The “other side” of being God’s heirs
Romans 8:15-18 claims that we who trust what God has done in Jesus are put into a right relationship with God—a relationship that includes being in God’s family as children, and therefore, also heirs of God’s reign and future.
Pretty exciting stuff! Except Paul throws in the somewhat unwelcome reminder that this includes being an heir to God’s suffering, just as Jesus was heir to God’s suffering. This reminder is part of an otherwise soaring chapter that begins with thanking God we have victory in Jesus and a promise that there is no condemnation in our relationship with God through Jesus (7:25-8:1), and ends with the promise that nothing can separate us from the love of God that comes to us through the Messiah Jesus (8:37-39).
There are at least three reasons why the claim that we inherit God’s sufferings is usually skipped over and ignored:
– None of us likes to suffer, and it is easy to hope (and even pretend) that developing a relationship with God means we will not suffer any more. This wishfulness sometimes becomes a heretical teaching in the “prosperity teachings” that tend to be great fund raisers.
– Quite a few theologians are committed to the philosophy that the God who cannot change has to be a God who cannot suffer. I will leave the “change” issue for another time, though I think it is usually terribly misunderstood and treated in a very anti-biblical manner. We inherited this strange teaching from our attempt to reconcile the God of the Bible with the God of Greek philosophy. But for now, let’s just note that beginning in Genesis (and emphasized dramatically in the prophets of Israel) there is a constant claim that God does in fact suffer pain, disappointment, hurt, and frustration.
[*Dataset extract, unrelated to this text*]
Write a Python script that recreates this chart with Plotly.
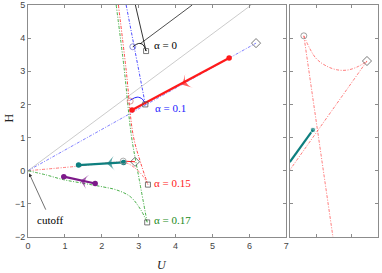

In fact, long before Paul said it, the prophets were clear that for God to love us humans in this bent and broken age of history means that God will often be disappointed and hurt. If you only want to read a passage or two to confirm this claim, try the first three chapters of Hosea in which God consistently compares God’s experience of loving Israel to Hosea’s experience of loving Gomer. And, “heart-breaking” is clearly an understatement for describing the shared experiences. Hurt is part of the cost of anything worthy of being called “loving.” Ask any parent or friend or lover. Ask anyone who is concerned about love and justice in our world.
– Many of us, rightfully, want to disassociate ourselves from the Christians who have turned faithfulness into a martyr complex that “wants” to suffer in order to feel good. Since no faith takes joy and pleasure and beauty and wonder any more seriously than the Judeo-Christian heritage, it is right to distance ourselves from the psychological woundedness that “wants” to suffer in order to feel good about oneself. Jesus, who is asking God for a different way other than execution only minutes before his arrest, does not identify with that psychological sickness.
Having said all of this, and being a person who loves and enjoys life, I still want to be sure we understand that Paul is right. If we care about people, life, justice, mercy, beauty, right, and good for people in a manner that in any way resembles the way God cares, we are going to hurt like God hurts at times. That hurt doesn’t mean that God is mean, or has abandoned us, or won’t finally vindicate faithfulness in this world, but it does hurt. How else could it feel in a world that is often so much less than it could be and should be? If God doesn’t hurt, God wouldn’t be the God of the prophets and of Jesus.